= Carrier-sense multiple access with collision avoidance and resolution using priorities =

Channel access method

In computer networking, carrier-sense multiple access with collision avoidance and resolution using priorities (CSMA/CARP) is a channel access method. CSMA/CARP is similar in nature to the carrier-sense multiple access with collision detection (CSMA/CD) channel access method used in Ethernet networks, but CSMA/CARP provides no detection of network collisions. Instead of detecting network collisions, CSMA/CARP attempts to avoid collisions by using a system of transmission priorities.

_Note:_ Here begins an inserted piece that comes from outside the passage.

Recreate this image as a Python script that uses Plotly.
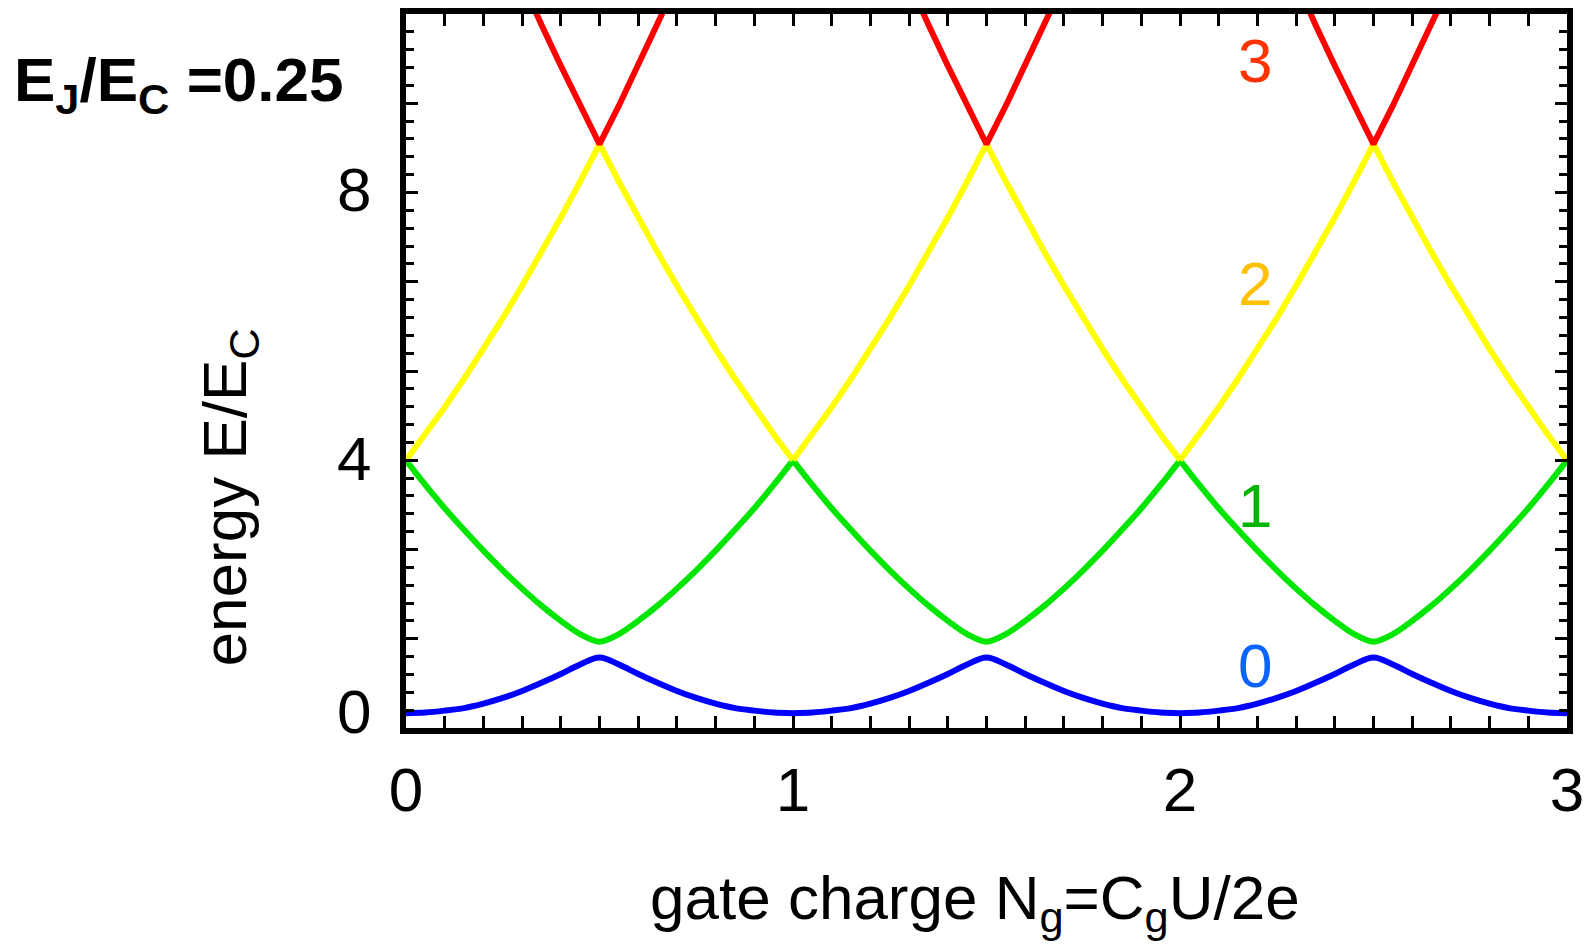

When a station wants to transmit on a CSMA/CARP network it first listens for network traffic and if the medium is clear instead of immediately transmitting as a station would in CSMA/CD it waits a predefined amount of time. This waiting period is called the interframe spacing (IFS) and it varies by the type of data being transmitted. High priority data will transmit almost immediately whereas lower priority data such as polling will have a longer IFS. This system allows CSMA/CARP to avoid many collisions that would occur if it was not used. In addition to having a different IFS per priority, a station in a CSMA/CARP network will add a "random backoff" to its waiting period, to reduce the collision probability between stations that have to transmit packets in the same priority.

== Applications ==
- The IEEE 802.11 standard uses CSMA/CARP
- The ITU-T G.hn standard, which provides high-speed local area networking over existing home wiring (power lines, phone lines and coaxial cables) includes support for CSMA/CARP, although only during certain periods of time called "Shared Transmission Opportunities" (STXOP). During the rest of the time, G.hn uses a time-division multiple access channel access method to ensure quality of service.